Belgium to take control of part of Dexia bank

The Belgian state will buy the national subsidiary of Dexia for €4 billion. Dexia is the first banking victim of a new squeeze in European credit markets.

BELGIUM IS TO take control of the Franco-Belgian bank Dexia, it has been confirmed.

The Belgian state will buy the national subsidiary of Dexia for €4 billion and provide tens of billions of euro in new guarantees as part of a wider bailout of the lender, the first banking victim of a new squeeze in European credit markets.

The part-nationalisation of Franco-Belgian Dexia was triggered by other banks’ increasing reluctance to lend to it.

This was due to its exposure to highly indebted eurozone states like Greece and Italy and to struggling municipalities in the United States.

Belgium’s caretaker prime minister Yves Leterme said the nationalisation was necessary to insulate the Belgian retail bank from the risks of the wider group, Dexia SA.

He said support from the state ensures that all of Dexia’s clients “can be sure and certain that their money is in full security.”

On top of the nationalisation, the governments of Belgium, France and Luxembourg together will provide an additional €90 billion in funding guarantees for the bank for up to 10 years.

Belgium will provide 60.5 per cent of these guarantees, 36.5 per cent will come from France and the remaining 3 per cent from Luxembourg.

At the same time, Dexia’s board is in negotiations with French banks Caisse des Depots et Consignations and La Banque Postale to find a solution to the financing of French local authorities, in which Dexia plays an important role.

The announcement followed marathon negotiations between the three governments and the bank’s management.

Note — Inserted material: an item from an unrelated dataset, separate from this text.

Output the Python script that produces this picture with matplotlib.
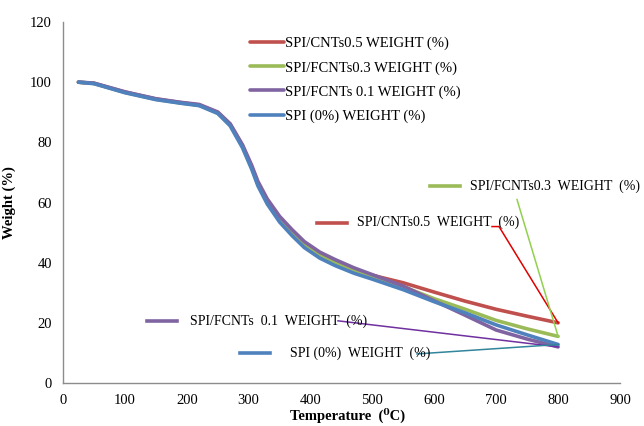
import matplotlib
matplotlib.use("Agg")
import matplotlib.pyplot as plt

plt.rcParams['font.family'] = ['Liberation Serif', 'DejaVu Serif']

temperature = [25, 50, 100, 150, 190, 220, 250, 270, 290, 305, 315, 330, 350, 370, 390, 415, 440, 470, 500, 550, 600, 650, 700, 750, 800]
spi_cnts05 = [100, 99.6, 96.7, 94.4, 93.2, 92.4, 89.9, 86.0, 78.8, 71.8, 66.3, 60.6, 54.8, 50.4, 46.4, 42.8, 40.3, 37.8, 35.8, 33.3, 30.2, 27.2, 24.5, 22.2, 20.0]
spi_fcnts03 = [100, 99.6, 96.6, 94.3, 93.1, 92.3, 89.8, 85.8, 78.6, 71.5, 66.0, 60.2, 54.3, 49.8, 45.8, 42.3, 39.8, 37.3, 35.2, 32.0, 28.0, 24.5, 20.8, 18.0, 15.5]
spi_fcnts01 = [100, 99.7, 96.8, 94.5, 93.3, 92.6, 90.1, 86.2, 79.2, 72.3, 67.0, 61.2, 55.4, 51.0, 47.0, 43.5, 41.0, 38.3, 36.0, 32.2, 27.3, 22.5, 17.6, 14.6, 12.0]
spi_0 = [100, 99.5, 96.5, 94.2, 93.0, 92.2, 89.6, 85.5, 78.2, 71.0, 65.5, 59.5, 53.5, 49.0, 45.0, 41.5, 39.0, 36.5, 34.5, 31.0, 27.0, 23.3, 19.3, 16.0, 12.8]

legend_labels = ["SPI/CNTs0.5 WEIGHT (%)", "SPI/FCNTs0.3 WEIGHT (%)",
                 "SPI/FCNTs 0.1 WEIGHT (%)", "SPI (0%) WEIGHT (%)"]
annot_labels = ["SPI/CNTs0.5  WEIGHT  (%)", "SPI/FCNTs0.3  WEIGHT  (%)",
                "SPI/FCNTs  0.1  WEIGHT  (%)", "SPI (0%)  WEIGHT  (%)"]
x_ticks = [0, 100, 200, 300, 400, 500, 600, 700, 800, 900]
y_ticks = [0, 20, 40, 60, 80, 100, 120]

series = [spi_cnts05, spi_fcnts03, spi_fcnts01, spi_0]
colors = ["#C0504D", "#9BBB59", "#8064A2", "#4F81BD"]
leader_colors = ["#E00000", "#92D050", "#7030A0", "#31859C"]

fig = plt.figure(figsize=(6.44, 4.26), dpi=100)
ax = fig.add_axes([63/644, 1-383/426, (620-63)/644, (383-22)/426])

lines = []
for s, c, lab in zip(series, colors, legend_labels):
    l, = ax.plot(temperature, s, color=c, lw=2.6, label=lab,
                 solid_capstyle='round', solid_joinstyle='round')
    lines.append(l)

ax.set_xlim(0, 900)
ax.set_ylim(0, 120)
ax.set_xticks(x_ticks)
ax.set_yticks(y_ticks)
ax.tick_params(length=0, labelsize=10.5, pad=8)
for sp in ['top', 'right']:
    ax.spines[sp].set_visible(False)
for sp in ['left', 'bottom']:
    ax.spines[sp].set_color('#8C8C8C')
    ax.spines[sp].set_linewidth(1.0)

ax.set_xlabel("Temperature  (\u2070C)", fontsize=10.5, fontweight='bold')
ax.set_ylabel("Weight (%)", fontsize=10.5, fontweight='bold')
ax.xaxis.set_label_coords(0.51, -0.068)
ax.yaxis.set_label_coords(-0.085, 0.5)

ax.legend(handles=lines, loc='upper left', bbox_to_anchor=(250/644, 1-37/426),
          bbox_transform=fig.transFigure, frameon=False, fontsize=10.5,
          handlelength=2.3, handletextpad=0.1, labelspacing=0.73, borderaxespad=0, borderpad=0)

def px2data(px, py):
    return ((px - 63) / (557/900), (383 - py) / 3.0)

# data labels with leader lines: (series, key start px, key y px, text start px, leader points px)
specs = [
    (0, 317, 223, 357, [(492, 227), (499, 227)]),
    (1, 430, 187, 470, [(517, 200)]),
    (2, 147, 321, 190, [(338, 321)]),
    (3, 240, 353, 290, [(417, 354)]),
]
end_x = temperature[-1]
for idx, kx, ky, tx, pts in specs:
    x0, y0 = px2data(kx, ky)
    x1, _ = px2data(kx + 30, ky)
    ax.plot([x0, x1], [y0, y0], color=colors[idx], lw=2.6, clip_on=False)
    txx, tyy = px2data(tx, ky)
    ax.text(txx, tyy, annot_labels[idx], fontsize=10, va='center', ha='left')
    xs = [px2data(*p)[0] for p in pts] + [end_x]
    ys = [px2data(*p)[1] for p in pts] + [series[idx][-1]]
    ax.plot(xs, ys, color=leader_colors[idx], lw=1.1, clip_on=False)

fig.savefig("out.png", dpi=100)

Officials were worried that a collapse of the bank would exacerbate an already tight funding environment for banks in Europe, as analysts warn of a credit crunch similar to the one that followed the collapse of Lehman Brothers.

To avert such a scenario, European leaders are now pushing banks to shore up their capital cushions.

German Chancellor Angela Merkel and French President Nicolas Sarkozy said yesterday that they were working on a coordinated plan to recapitalise European banks that would be completed by the end of the month.

Greece, meanwhile, said today that it had to rescue local lender Proton Bank.

The Belgian and French governments were concerned that a bailout would threaten their credit rating and drive up interest rates on their bonds.

On Friday, Moody’s Investors Service placed Belgium’s Aa1 rating on review for a possible downgrade, due in part to the expected expense of guaranteeing that Dexia’s depositors will lose no money.

Belgian finance minister Didier Reynders said that the bailout would lift the country’s debt from around 97 per cent of economic output to about 98 per cent.

The French government, too, was under acute pressure to save Dexia as the bank is one of the country’s largest lenders to towns and cities.

France and Belgium already became part owners of the bank during a €6.4 billion bailout in 2008.

Last week Dexia announced it was in negotiations with a group of international investors interested in buying its Luxembourg subsidiary.

At a news conference today, the bank’s management blamed the renewed problems on the risks that were piled up before they took over in 2008.

“We realized very quickly that we found ourselves in front of a very difficult mission,” said Chairman Jean-Luc Dehaene.

Efforts to strip down Dexia’s balance sheet and shift funding from short-term to long-term were taken quickly, but management did not have enough time to get the lender back on track before it was slapped hard by the government debt crisis, Dehaene added.

The chairman insisted that Dexia faces a crisis of liquidity, not solvency — meaning it is not bankrupt, but just doesn’t have the ready cash it needs in the short-term.

That is why the bank managed to pass pan-European stress tests just this summer, Dehaene said.

Dexia’s stock remained suspended Monday morning following steep losses early last week.